Silva-restored Brookside reopens in Ohio

Brookside Country Club might have seemed an unlikely candidate for restoration, but thanks to architect Brian Silva, Brookside is a preserved Donald Ross layout.

Canton, Ohio - With 18 of the country’s best-preserved, Donald Ross-designed greens, Brookside Country Club might have seemed an unlikely candidate for restoration. But thanks to architect Brian Silva, Brookside is one of America’s best-preserved Ross layouts, tee to green.

Closed in the fall of 2003, Brookside reopened for member play in June, minus 600 trees and featuring the perpendicular fairway bunkers Ross originally designed – much of which had been abandoned since the course opened in 1920. The club held a rededication ceremony for its course Aug. 13.

“The steps taken to upgrade a particular course depend on the quality of the original,” says Silva, a partner with Uxbridge, Mass.-based Cornish, Silva & Mungeam. “At Brookside, the course was an eight on a scale of 10 before we broke ground. Accordingly, we carefully restored those elements that had been diminished.”

Working with MacCurrach Golf Construction of Jacksonville, Fla., Silva also rebuilt all 18 tee complexes at Brookside and installed a state-of-the-art irrigation system. Yet the bulk of Silva’s work amounted to restorative re-expansion. Fairways were narrowed by excessive tree-planting programs, and fairway bunkers filled in over time. Silva even restored Brookside’s trademark greens to their original parameters, recapturing portions of certain putting surfaces that had disappeared following decades of careless mowing practices.

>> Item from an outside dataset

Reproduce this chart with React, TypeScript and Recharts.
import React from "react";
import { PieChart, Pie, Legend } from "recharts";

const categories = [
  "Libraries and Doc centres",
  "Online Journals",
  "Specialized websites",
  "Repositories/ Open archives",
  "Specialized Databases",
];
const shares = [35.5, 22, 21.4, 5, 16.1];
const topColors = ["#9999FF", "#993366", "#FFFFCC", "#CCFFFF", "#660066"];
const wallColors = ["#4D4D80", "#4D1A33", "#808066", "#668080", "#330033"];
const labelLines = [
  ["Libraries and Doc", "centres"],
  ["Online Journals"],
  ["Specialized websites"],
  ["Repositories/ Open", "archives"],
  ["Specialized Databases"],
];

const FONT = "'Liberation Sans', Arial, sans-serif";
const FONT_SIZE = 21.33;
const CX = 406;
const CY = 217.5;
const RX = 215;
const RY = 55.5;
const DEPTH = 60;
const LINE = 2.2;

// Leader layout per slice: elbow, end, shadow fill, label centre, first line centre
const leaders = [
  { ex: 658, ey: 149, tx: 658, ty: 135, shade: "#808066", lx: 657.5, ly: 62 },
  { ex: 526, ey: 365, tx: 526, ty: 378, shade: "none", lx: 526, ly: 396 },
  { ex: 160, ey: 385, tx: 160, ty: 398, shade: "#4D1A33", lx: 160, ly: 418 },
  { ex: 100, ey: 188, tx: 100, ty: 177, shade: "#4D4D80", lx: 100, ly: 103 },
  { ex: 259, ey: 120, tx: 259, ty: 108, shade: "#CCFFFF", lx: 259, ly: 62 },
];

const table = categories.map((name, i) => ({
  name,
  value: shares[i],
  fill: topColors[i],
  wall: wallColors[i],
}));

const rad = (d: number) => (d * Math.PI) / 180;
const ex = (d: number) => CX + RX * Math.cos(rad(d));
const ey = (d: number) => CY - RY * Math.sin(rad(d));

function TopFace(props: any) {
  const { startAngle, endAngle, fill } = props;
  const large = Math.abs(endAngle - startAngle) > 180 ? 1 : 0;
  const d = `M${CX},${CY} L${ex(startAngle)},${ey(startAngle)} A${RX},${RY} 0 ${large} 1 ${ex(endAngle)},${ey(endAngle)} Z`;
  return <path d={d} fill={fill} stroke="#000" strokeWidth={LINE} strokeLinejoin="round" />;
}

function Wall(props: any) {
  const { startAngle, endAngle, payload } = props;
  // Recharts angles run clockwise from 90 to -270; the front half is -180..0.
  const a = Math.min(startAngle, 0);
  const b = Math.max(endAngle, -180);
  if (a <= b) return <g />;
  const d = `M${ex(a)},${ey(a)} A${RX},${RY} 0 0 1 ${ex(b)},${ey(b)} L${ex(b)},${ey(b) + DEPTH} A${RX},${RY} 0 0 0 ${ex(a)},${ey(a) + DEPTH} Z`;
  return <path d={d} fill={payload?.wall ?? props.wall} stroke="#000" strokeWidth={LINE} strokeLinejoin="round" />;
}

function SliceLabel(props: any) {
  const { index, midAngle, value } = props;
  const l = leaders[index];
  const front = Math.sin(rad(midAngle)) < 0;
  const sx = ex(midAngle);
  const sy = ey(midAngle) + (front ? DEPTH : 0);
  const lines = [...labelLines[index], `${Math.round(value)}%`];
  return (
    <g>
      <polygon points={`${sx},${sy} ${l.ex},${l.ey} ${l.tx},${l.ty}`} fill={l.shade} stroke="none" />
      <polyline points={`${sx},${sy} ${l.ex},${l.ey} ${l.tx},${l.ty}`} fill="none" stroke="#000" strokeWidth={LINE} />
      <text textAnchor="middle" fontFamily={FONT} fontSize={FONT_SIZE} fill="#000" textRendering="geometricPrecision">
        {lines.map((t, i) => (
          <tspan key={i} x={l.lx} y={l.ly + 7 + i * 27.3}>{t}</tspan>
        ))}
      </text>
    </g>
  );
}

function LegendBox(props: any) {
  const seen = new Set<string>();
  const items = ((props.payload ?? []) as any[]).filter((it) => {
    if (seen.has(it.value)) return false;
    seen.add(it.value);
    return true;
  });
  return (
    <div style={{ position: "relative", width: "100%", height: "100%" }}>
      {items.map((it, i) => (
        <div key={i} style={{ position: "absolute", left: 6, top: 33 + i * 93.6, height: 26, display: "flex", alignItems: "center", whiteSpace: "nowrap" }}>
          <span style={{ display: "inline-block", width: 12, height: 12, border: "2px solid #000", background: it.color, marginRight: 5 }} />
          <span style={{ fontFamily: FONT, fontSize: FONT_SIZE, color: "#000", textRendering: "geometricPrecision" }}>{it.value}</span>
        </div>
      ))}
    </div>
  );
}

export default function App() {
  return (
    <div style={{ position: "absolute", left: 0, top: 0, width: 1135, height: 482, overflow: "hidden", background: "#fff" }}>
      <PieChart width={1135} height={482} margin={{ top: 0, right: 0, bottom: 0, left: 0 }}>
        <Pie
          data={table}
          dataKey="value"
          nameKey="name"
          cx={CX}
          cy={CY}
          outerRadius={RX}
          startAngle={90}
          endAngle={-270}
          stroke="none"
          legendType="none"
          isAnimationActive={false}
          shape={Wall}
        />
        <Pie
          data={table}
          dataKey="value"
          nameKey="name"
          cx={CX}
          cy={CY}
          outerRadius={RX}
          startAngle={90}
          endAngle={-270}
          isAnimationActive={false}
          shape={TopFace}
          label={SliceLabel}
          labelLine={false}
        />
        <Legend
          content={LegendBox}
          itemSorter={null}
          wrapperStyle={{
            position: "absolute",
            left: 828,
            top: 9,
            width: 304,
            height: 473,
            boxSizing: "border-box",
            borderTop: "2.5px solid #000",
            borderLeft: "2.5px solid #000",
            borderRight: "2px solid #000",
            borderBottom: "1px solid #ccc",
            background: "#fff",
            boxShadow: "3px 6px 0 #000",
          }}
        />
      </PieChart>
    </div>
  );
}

“Brookside was subject to all the unfortunate evolutionary changes we typically see at clubs of this vintage,” says Silva. “It’s an old story.

“Our work was a good example of how greens restoration and tree trimming work together,” he adds. “Because they’ve got such distinct, individualized pin placements, the greens at Brookside were designed to be approached from one side of the fairway or another. But you couldn’t do that anymore because many of those fairway areas were located under a tree. The trees at Brookside had encroached so much, many of these choices had been lost. So we restored them, and added nine new acres of fairway in the process.”

Brookside superintendent Bob Figurella – a 35-year employee of the club – said he had no idea how much the golf course would change.

“I was emotionally invested, and it all happened so fast,” he says. “Hole after hole, area after area. The happiest day of my life was when the sod went back around the bunkers, and I could see the finished product coming together. For about six weeks it was all going one way. I’m just not used to being in the dirt business.

“It took me a while to get it, but I did,” he adds. “And now that it’s done, everybody loves it. I think it’s just gorgeous to look at. Brian took away all the trees from behind the greens and the vistas he’s created are worth it alone.”

Figurella also appreciates the agronomic benefits.

“The bunkers are easier to maintain,” he says. “We don’t save time because we do it all by hand, but they look and drain much better. It takes a bit longer to mow the banks, but the look of these bunkers outweighs any inconvenience.”

Silva’s work recapturing lost portions of putting surface also made an impression on Brookside’s long-time superintendent.

“I like having all the greens with sun on them,” Figurella says. “They dry out evenly now. Brian also really opened up the fronts of these greens, which were pinched in by mowing patterns over the years. He made them appear larger. They are larger. He recaptured the greens, not just the size but the character.

The long range planning committee at Brookside took Silva’s past work into account when it choose him from a pool of 18 golf course architects.

“Brian has something like 15 Donald Ross renovations under his belt,” says Steve Cress, a Brookside member involved in restoration planning. “His references came out extremely well for him. He was also very direct and honest with the membership, which is a good thing.”

Brookside’s rigorous selection procedure was matched by an internal education process waged by the committee prior to the decision to renovate.

“This project is the result of what I like to call overdisclosure,” Cress says. “For two years prior to selecting an architect, we worked with the membership to explain why this work had to be done. We learned from talking to other clubs that one or two members can unduly influence an entire membership, so we broke up the membership into 10 groups of 40 and explained the reasons for restoring the course to each one. This also created an extraordinary level of interest in the project. We had a Donald Ross day two summers ago, and 250 people showed up. When we voted in December of 2002, the measure passed by 100 votes.”

Cress says the combination of the club’s education efforts and Silva’s candor made it work.

“We had done our due diligence,” he says. “We even took our board members down to Augusta Country Club, which had done the same sort of project we were planning. We played the golf course, sat in the grille room and talked to their members. We learned a lot – like how they wished they had replaced the irrigation system during their renovation. That helped us decide our 27-year-old irrigation system should be replaced in the context of Brian’s restoration, which is what Brian had recommended all along.”